* _DATA SHOWN_
****
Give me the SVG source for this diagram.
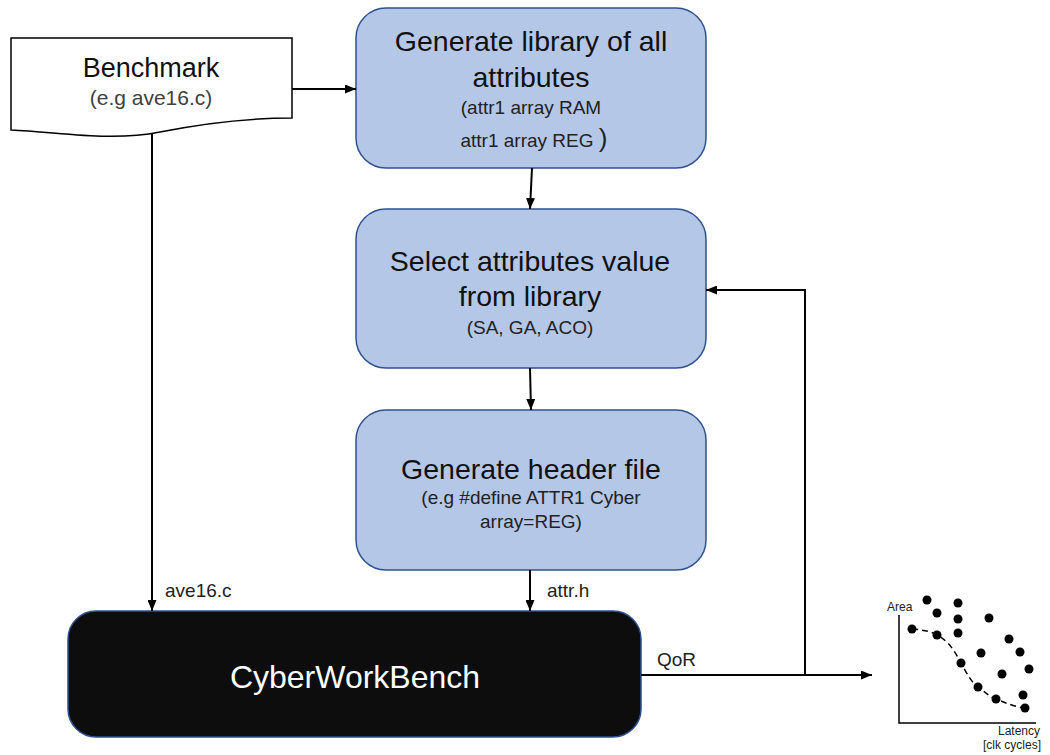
<svg xmlns="http://www.w3.org/2000/svg" width="1050" height="755" viewBox="0 0 1050 755">
<defs>
<marker id="ah" markerWidth="11" markerHeight="9" refX="11" refY="4.5" orient="auto" markerUnits="userSpaceOnUse">
<path d="M0,0 L11,4.5 L0,9 Z" fill="#000"/>
</marker>
<style>
.box{fill:#b4c7e7;stroke:#2f528f;stroke-width:1.5}
.t{font-family:"Liberation Sans",Arial,sans-serif;fill:#111;text-anchor:middle}
.big{font-size:28.5px}
.sm{font-size:19px;fill:#222}
.lbl{font-family:"Liberation Sans",Arial,sans-serif;font-size:19px;fill:#222}
.ln{stroke:#000;stroke-width:2;fill:none}
.dot{fill:#000}
.ct{font-family:"Liberation Sans",Arial,sans-serif;font-size:12px;fill:#222}
</style>
</defs>
<rect width="1050" height="755" fill="#fff"/>

<g id="benchmark">
<path d="M11,38 L292,38 L292,118 C240,118 200,124 160,132 C110,142 60,132 11,130 Z" fill="#fff" stroke="#000" stroke-width="1.5"/>
<text class="t" x="151" y="77" font-size="27">Benchmark</text>
<text class="t sm" x="151" y="105" font-size="21" style="fill:#404040;font-size:21px">(e.g ave16.c)</text>
</g>

<g id="gen-library">
<rect class="box" x="356" y="8" width="350" height="160" rx="30"/>
<text class="t big" x="531" y="51">Generate library of all</text>
<text class="t big" x="531" y="87">attributes</text>
<text class="t sm" x="531" y="114">(attr1 array RAM</text>
<text class="t sm" x="534" y="147">attr1 array REG <tspan font-size="26">)</tspan></text>
</g>

<g id="select-attr">
<rect class="box" x="356" y="209" width="350" height="159" rx="30"/>
<text class="t big" x="530" y="271">Select attributes value</text>
<text class="t big" x="530" y="306">from library</text>
<text class="t sm" x="530" y="334">(SA, GA, ACO)</text>
</g>

<g id="gen-header">
<rect class="box" x="356" y="410" width="350" height="160" rx="30"/>
<text class="t big" x="531" y="479">Generate header file</text>
<text class="t sm" x="531" y="504">(e.g #define ATTR1 Cyber</text>
<text class="t sm" x="531" y="528">array=REG)</text>
</g>

<g id="cyberworkbench">
<rect x="68" y="611" width="573" height="126" rx="28" fill="#0d0d0d" stroke="#2f528f" stroke-width="1.5"/>
<text class="t" x="355" y="688" font-size="32" style="fill:#fff">CyberWorkBench</text>
</g>

<g id="connectors">
<line class="ln" x1="292" y1="89" x2="356" y2="89" marker-end="url(#ah)"/>
<line class="ln" x1="152" y1="134" x2="152" y2="611" marker-end="url(#ah)"/>
<line class="ln" x1="532" y1="168" x2="530" y2="209" marker-end="url(#ah)"/>
<line class="ln" x1="530" y1="368" x2="531" y2="410" marker-end="url(#ah)"/>
<line class="ln" x1="530" y1="570" x2="530" y2="611" marker-end="url(#ah)"/>
<line class="ln" x1="641" y1="675" x2="872" y2="675" marker-end="url(#ah)"/>
<polyline class="ln" points="805,675 805,290 706,290" marker-end="url(#ah)"/>
<text class="lbl" x="165" y="597">ave16.c</text>
<text class="lbl" x="547" y="597">attr.h</text>
<text class="lbl" x="657" y="666">QoR</text>
</g>

<g id="pareto-chart">
<polyline points="899,615 899,723 1036,723" fill="none" stroke="#000" stroke-width="1.5"/>
<path d="M912,629 C925,630 932,632 937,635 C950,642 955,652 961,663 C967,674 972,683 978,687 C985,692 990,697 996,699 C1006,703 1015,707 1025,708" fill="none" stroke="#000" stroke-width="1.5" stroke-dasharray="6,4"/>
<g class="dot">
<circle cx="927" cy="600" r="4.5"/>
<circle cx="937" cy="613" r="4.5"/>
<circle cx="958" cy="603" r="4.5"/>
<circle cx="958" cy="619" r="4.5"/>
<circle cx="989" cy="618" r="4.5"/>
<circle cx="912" cy="629" r="4.5"/>
<circle cx="937" cy="635" r="4.5"/>
<circle cx="958" cy="633" r="4.5"/>
<circle cx="1009" cy="639" r="4.5"/>
<circle cx="981" cy="653" r="4.5"/>
<circle cx="1020" cy="652" r="4.5"/>
<circle cx="961" cy="663" r="4.5"/>
<circle cx="1029" cy="669" r="4.5"/>
<circle cx="1002" cy="674" r="4.5"/>
<circle cx="978" cy="687" r="4.5"/>
<circle cx="996" cy="699" r="4.5"/>
<circle cx="1023" cy="695" r="4.5"/>
<circle cx="1025" cy="708" r="4.5"/>
</g>
<text class="ct" x="887" y="611">Area</text>
<text class="ct" x="1040" y="735" text-anchor="end">Latency</text>
<text class="ct" x="1041" y="749" text-anchor="end">[clk cycles]</text>
</g>
</svg>
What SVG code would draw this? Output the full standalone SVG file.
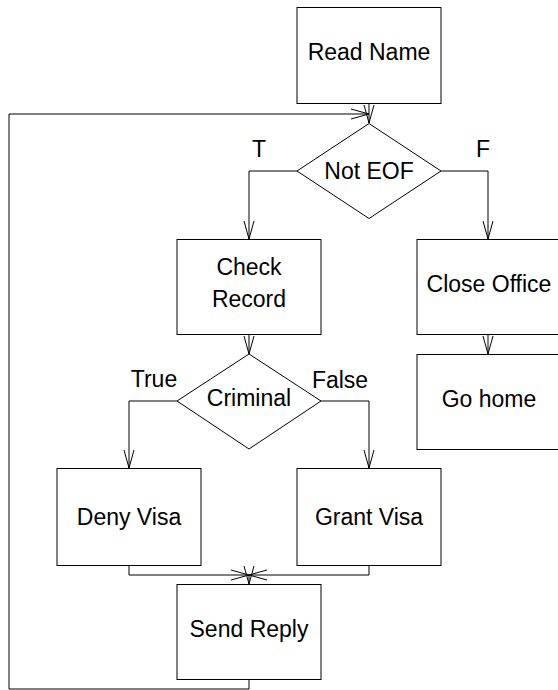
<svg xmlns="http://www.w3.org/2000/svg" width="558" height="690" viewBox="0 0 558 690">
  <defs>
    <marker id="open-arrow" markerUnits="userSpaceOnUse" markerWidth="24" markerHeight="14" viewBox="-20 -7 24 14" refX="0" refY="0" orient="auto" overflow="visible">
      <path d="M-18,-5 L0,0 L-18,5" fill="none" stroke="#000" stroke-width="1"/>
    </marker>
  </defs>
  <style>
    .box { fill: #fff; stroke: #000; stroke-width: 1; }
    .decision { fill: #fff; stroke: #000; stroke-width: 1; }
    .label { font-family: "Liberation Sans", Arial, sans-serif; font-size: 23px; fill: #000; text-anchor: middle; }
    .edge { fill: none; stroke: #000; stroke-width: 1; marker-end: url(#open-arrow); }
  </style>
  <rect width="558" height="690" fill="#fff"/>

  <!-- connectors -->
  <g id="connectors">
    <path class="edge" d="M369,103.5 V123"/>
    <path class="edge" d="M249,680 V689 H9 V114 H369"/>
    <path class="edge" d="M298,171 H249 V239"/>
    <path class="edge" d="M441,171 H488 V239"/>
    <path class="edge" d="M488,334 V354"/>
    <path class="edge" d="M249,334 V354"/>
    <path class="edge" d="M177,401 H129 V468"/>
    <path class="edge" d="M321,401 H369 V468"/>
    <path class="edge" d="M129,565 V575 H249"/>
    <path class="edge" d="M369,565 V575 H249"/>
    <path class="edge" d="M249,575 V584"/>
  </g>

  <!-- edge labels -->
  <g id="edge-labels">
    <text class="label" x="259" y="157">T</text>
    <text class="label" x="483" y="157">F</text>
    <text class="label" x="154" y="387">True</text>
    <text class="label" x="340" y="388">False</text>
  </g>

  <g id="read-name">
    <rect class="box" x="297" y="7.5" width="144" height="96"/>
    <text class="label" x="369" y="60">Read Name</text>
  </g>

  <g id="not-eof">
    <polygon class="decision" points="369,123.5 441,171 369,218.5 297,171"/>
    <text class="label" x="369" y="179">Not EOF</text>
  </g>

  <g id="check-record">
    <rect class="box" x="177" y="239.5" width="144" height="95"/>
    <text class="label" x="249" y="275">Check</text>
    <text class="label" x="249" y="307">Record</text>
  </g>

  <g id="close-office">
    <rect class="box" x="417" y="239.5" width="144" height="95"/>
    <text class="label" x="489" y="292">Close Office</text>
  </g>

  <g id="go-home">
    <rect class="box" x="417" y="354.5" width="144" height="95"/>
    <text class="label" x="489" y="407">Go home</text>
  </g>

  <g id="criminal">
    <polygon class="decision" points="249,354 321,401 249,449 177,401"/>
    <text class="label" x="249" y="406">Criminal</text>
  </g>

  <g id="deny-visa">
    <rect class="box" x="57" y="468.5" width="144" height="97"/>
    <text class="label" x="129" y="525">Deny Visa</text>
  </g>

  <g id="grant-visa">
    <rect class="box" x="297" y="468.5" width="144" height="97"/>
    <text class="label" x="369" y="525">Grant Visa</text>
  </g>

  <g id="send-reply">
    <rect class="box" x="177" y="584.5" width="144" height="95"/>
    <text class="label" x="249" y="637">Send Reply</text>
  </g>
</svg>
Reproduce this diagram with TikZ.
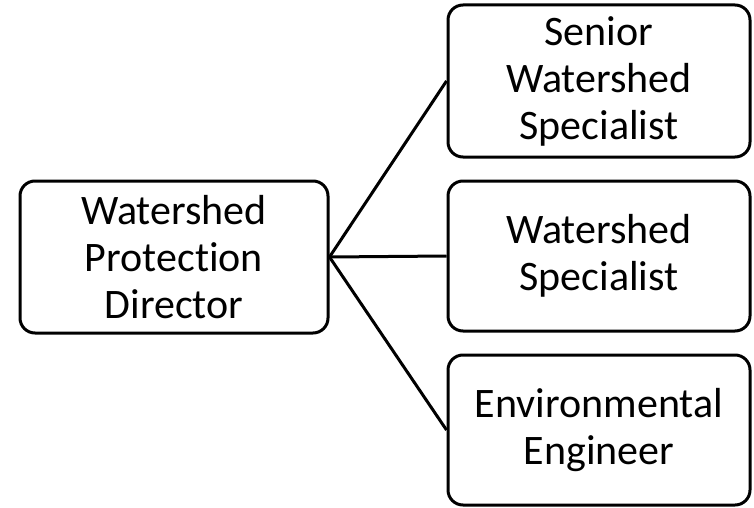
\documentclass[tikz,border=0pt]{standalone}
\usepackage{fontspec}
\setmainfont[Ligatures={NoCommon}]{Carlito}
\begin{document}
\begin{tikzpicture}[x=1pt,y=-1pt,
  box/.style={draw=black, line width=3pt, rounded corners=15pt, fill=white,
    align=center, inner sep=0pt, font=\fontsize{42}{47}\selectfont},
  link/.style={draw=black, line width=3pt}]
\useasboundingbox (0,0) rectangle (754,508);
\node[box, minimum width=308pt, minimum height=152pt] (dir) at (174,257) {Watershed\\Protection\\Director};
\node[box, minimum width=302pt, minimum height=152pt] (sen) at (599,81) {Senior\\Watershed\\Specialist};
\node[box, minimum width=302pt, minimum height=150pt] (spe) at (599,256) {Watershed\\Specialist};
\node[box, minimum width=302pt, minimum height=150pt] (env) at (599,430) {Environmental\\Engineer};
\draw[link] (dir.east) -- (sen.west);
\draw[link] (dir.east) -- (spe.west);
\draw[link] (dir.east) -- (env.west);
\end{tikzpicture}
\end{document}
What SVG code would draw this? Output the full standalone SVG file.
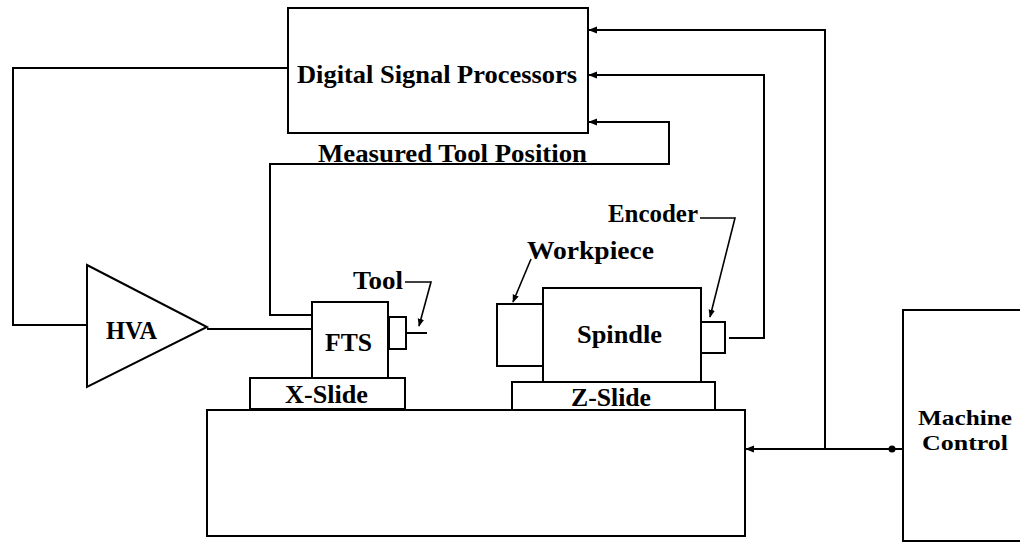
<svg xmlns="http://www.w3.org/2000/svg" width="1020" height="543" viewBox="0 0 1020 543">
<style>
.box{fill:none;stroke:#000;stroke-width:2}
.ln{fill:none;stroke:#000;stroke-width:2}
.ld{fill:none;stroke:#000;stroke-width:1.6}
.t{font-family:"Liberation Serif","Times New Roman",serif;font-weight:bold;font-size:25px;fill:#000}
.ts{font-size:22px}
</style>
<defs>
<marker id="ah" viewBox="0 0 10 10" refX="9" refY="5" markerWidth="4.5" markerHeight="4.5" orient="auto" markerUnits="strokeWidth">
<path d="M0,1 L10,5 L0,9 Z" fill="#000"/>
</marker>
<marker id="ahs" viewBox="0 0 10 10" refX="9" refY="5" markerWidth="5" markerHeight="5" orient="auto" markerUnits="strokeWidth">
<path d="M0,1 L10,5 L0,9 Z" fill="#000"/>
</marker>
</defs>
<rect width="1020" height="543" fill="#fff"/>

<g id="dsp">
<rect class="box" x="288" y="8" width="300" height="125"/>
<text class="t" x="297" y="83" textLength="280" lengthAdjust="spacingAndGlyphs">Digital Signal Processors</text>
</g>

<g id="hva">
<polygon class="box" points="87,265 87,387 207,327"/>
<text class="t" x="106" y="339" textLength="51" lengthAdjust="spacingAndGlyphs">HVA</text>
</g>

<g id="fts">
<rect class="box" x="312" y="302" width="76" height="76"/>
<text class="t" x="325" y="351" textLength="47" lengthAdjust="spacingAndGlyphs">FTS</text>
</g>

<g id="tool">
<rect class="box" x="389" y="317" width="17" height="32"/>
<path class="ln" d="M406,333 H427"/>
<text class="t" x="353" y="289" textLength="50" lengthAdjust="spacingAndGlyphs">Tool</text>
</g>

<g id="xslide">
<rect class="box" x="250" y="378" width="155" height="31"/>
<text class="t" x="285" y="403" textLength="83" lengthAdjust="spacingAndGlyphs">X-Slide</text>
</g>

<g id="base">
<rect class="box" x="207" y="410" width="538" height="126"/>
</g>

<g id="zslide">
<rect class="box" x="512" y="382" width="203" height="28"/>
<text class="t" x="571" y="406" textLength="80" lengthAdjust="spacingAndGlyphs">Z-Slide</text>
</g>

<g id="spindle">
<rect class="box" x="543" y="288" width="158" height="94"/>
<text class="t" x="577" y="343" textLength="85" lengthAdjust="spacingAndGlyphs">Spindle</text>
</g>

<g id="workpiece">
<rect class="box" x="497" y="304" width="46" height="62"/>
<text class="t" x="527" y="259" textLength="127" lengthAdjust="spacingAndGlyphs">Workpiece</text>
</g>

<g id="encoder">
<rect class="box" x="701" y="322" width="24" height="31"/>
<text class="t" x="608" y="222" textLength="90" lengthAdjust="spacingAndGlyphs">Encoder</text>
</g>

<g id="machine-control">
<rect class="box" x="903" y="310" width="130" height="231"/>
<text class="t ts" x="918" y="425" textLength="94" lengthAdjust="spacingAndGlyphs">Machine</text>
<text class="t ts" x="922" y="450" textLength="86" lengthAdjust="spacingAndGlyphs">Control</text>
</g>

<g id="measured-label">
<text class="t" x="318" y="162" textLength="269" lengthAdjust="spacingAndGlyphs">Measured Tool Position</text>
</g>

<g id="connectors">
<path class="ln" d="M288,68 H13 V325 H87"/>
<path class="ln" d="M207,329 H312"/>
<path class="ln" d="M312,315 H270 V164 H669 V122 H589" marker-end="url(#ah)"/>
<path class="ln" d="M729,338 H764 V75 H589" marker-end="url(#ah)"/>
<path class="ln" d="M825,449 V30 H589" marker-end="url(#ah)"/>
<path class="ln" d="M903,449 H746" marker-end="url(#ah)"/>
<circle cx="892" cy="449" r="3.5" fill="#000"/>
<path class="ld" d="M405,282 H431 L419,326" marker-end="url(#ahs)"/>
<path class="ld" d="M531,259 L513,302" marker-end="url(#ahs)"/>
<path class="ld" d="M700,218 H735 L710,317" marker-end="url(#ahs)"/>
</g>
</svg>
****
* _EXERCISE OBJECTIVE_
Show all lines in the entries above where the word "this" appears.

* _TASK RESULT_
Give me the SVG source for this diagram.
What SVG code would draw this? Output the full standalone SVG file.
Reproduce this diagram with TikZ.
What SVG code would draw this? Output the full standalone SVG file.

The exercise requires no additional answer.